In February, the Department for Health and Social Care published its Report of the Short Life Working Group on Reducing Medication Related Harm. Alongside this was an evidence review which showed that over 200 million medication errors occur at some point in the medication process in England in one year (across prescribing, dispensing, administering, monitoring and use). Six per cent of emergency re-admissions to hospital are caused by Adverse Drug Reactions (ADRs). The estimated cost to the NHS of definitely avoidable ADRs is £98.5million per year.
The report identified one of the contributing factors to be sub-optimal communication between patients and healthcare professionals.
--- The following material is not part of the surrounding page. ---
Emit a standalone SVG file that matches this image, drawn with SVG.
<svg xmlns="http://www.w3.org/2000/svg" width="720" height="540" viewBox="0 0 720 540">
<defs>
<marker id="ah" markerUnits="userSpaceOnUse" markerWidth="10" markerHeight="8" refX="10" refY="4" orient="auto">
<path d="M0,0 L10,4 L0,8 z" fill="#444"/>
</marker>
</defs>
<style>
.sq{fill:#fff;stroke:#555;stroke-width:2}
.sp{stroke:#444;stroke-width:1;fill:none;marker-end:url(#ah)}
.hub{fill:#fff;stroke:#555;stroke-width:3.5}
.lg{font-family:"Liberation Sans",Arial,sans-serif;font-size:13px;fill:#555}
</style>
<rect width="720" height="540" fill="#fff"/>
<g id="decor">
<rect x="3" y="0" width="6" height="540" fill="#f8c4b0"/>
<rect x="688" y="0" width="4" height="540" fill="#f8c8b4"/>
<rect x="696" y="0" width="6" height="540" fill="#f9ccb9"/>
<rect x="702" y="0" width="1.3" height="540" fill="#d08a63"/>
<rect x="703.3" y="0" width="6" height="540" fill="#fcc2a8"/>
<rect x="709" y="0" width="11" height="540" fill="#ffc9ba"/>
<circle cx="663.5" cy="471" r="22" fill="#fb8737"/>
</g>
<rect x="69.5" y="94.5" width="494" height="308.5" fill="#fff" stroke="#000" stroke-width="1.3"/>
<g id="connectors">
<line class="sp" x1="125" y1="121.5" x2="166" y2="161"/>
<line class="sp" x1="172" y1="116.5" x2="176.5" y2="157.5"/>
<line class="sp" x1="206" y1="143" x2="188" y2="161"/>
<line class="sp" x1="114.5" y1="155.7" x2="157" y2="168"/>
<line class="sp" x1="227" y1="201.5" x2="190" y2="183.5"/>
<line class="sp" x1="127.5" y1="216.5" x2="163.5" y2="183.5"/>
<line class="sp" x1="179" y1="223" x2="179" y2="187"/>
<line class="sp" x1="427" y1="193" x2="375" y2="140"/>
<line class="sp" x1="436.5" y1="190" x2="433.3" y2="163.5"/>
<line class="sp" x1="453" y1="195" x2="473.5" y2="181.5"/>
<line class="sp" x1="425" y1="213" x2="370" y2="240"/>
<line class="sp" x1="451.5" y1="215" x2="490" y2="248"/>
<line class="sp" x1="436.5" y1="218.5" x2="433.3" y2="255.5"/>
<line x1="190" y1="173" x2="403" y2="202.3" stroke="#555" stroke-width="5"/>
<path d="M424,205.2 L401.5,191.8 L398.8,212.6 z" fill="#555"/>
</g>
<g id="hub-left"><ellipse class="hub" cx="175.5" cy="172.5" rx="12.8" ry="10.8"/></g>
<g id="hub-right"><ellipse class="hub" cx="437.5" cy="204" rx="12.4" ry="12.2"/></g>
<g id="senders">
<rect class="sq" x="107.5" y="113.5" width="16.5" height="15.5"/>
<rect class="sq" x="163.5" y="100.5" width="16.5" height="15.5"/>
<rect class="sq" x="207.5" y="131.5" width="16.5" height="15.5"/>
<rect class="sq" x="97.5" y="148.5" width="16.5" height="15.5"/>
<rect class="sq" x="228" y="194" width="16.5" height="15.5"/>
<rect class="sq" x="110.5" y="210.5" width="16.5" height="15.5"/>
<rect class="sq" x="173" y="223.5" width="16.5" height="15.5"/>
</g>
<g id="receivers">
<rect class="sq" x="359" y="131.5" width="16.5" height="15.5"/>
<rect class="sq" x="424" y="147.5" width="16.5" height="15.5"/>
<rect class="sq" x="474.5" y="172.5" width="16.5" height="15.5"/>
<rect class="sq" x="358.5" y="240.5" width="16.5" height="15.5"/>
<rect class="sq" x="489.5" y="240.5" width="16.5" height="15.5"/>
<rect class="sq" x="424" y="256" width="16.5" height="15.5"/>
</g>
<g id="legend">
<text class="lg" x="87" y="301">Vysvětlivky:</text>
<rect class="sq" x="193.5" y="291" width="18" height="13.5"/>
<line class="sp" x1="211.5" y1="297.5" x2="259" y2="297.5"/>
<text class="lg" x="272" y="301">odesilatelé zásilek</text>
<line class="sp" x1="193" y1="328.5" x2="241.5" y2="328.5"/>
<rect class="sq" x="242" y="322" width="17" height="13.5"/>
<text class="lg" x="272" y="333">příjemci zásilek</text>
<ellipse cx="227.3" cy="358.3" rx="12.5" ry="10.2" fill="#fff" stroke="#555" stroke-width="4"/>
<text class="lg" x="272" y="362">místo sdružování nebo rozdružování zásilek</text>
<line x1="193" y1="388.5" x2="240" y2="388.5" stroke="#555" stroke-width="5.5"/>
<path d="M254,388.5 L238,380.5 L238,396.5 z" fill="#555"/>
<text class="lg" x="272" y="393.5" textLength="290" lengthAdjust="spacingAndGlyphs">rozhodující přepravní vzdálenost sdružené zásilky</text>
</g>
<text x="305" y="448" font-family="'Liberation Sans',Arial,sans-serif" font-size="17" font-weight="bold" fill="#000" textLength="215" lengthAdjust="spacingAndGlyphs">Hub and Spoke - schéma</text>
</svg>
In particular, more needs to be done to promote joint decision-making and ‘healthy challenge’ - with patients and carers playing a more active role in their medicines management, and being comfortable enough to raise any concerns about their medication.
A key message during Ask Your Pharmacist Week is: if you think the medicines you have been supplied with, or the advice and instructions that have come with them, are not right for you, say so. A good doctor or pharmacist will not be offended and should welcome the opportunity to reassure you, clarify information, or discuss alternatives. Another message is, feel free to ask your pharmacist anything at all about your medicines, your health and wellbeing. To be safe, it is better to reveal too much information than not enough, so bring up problems even if your doctor or pharmacist hasn’t asked about them. We are also reminding people with long term conditions that they might be eligible for one of the free of charge NHS medicines advice services in pharmacies – such as Medicines Use Reviews – designed to help you get the most out of your medicines.
The World Health Organisation aims to reduce medicines related harm globally by 50%. Please play your part in reaching that ambitious target by supporting the Let’s talk medicines safety initiative. There will be lots for you to share on social media during the week – we’ll be using #talkmeds and #askyourpharmacist.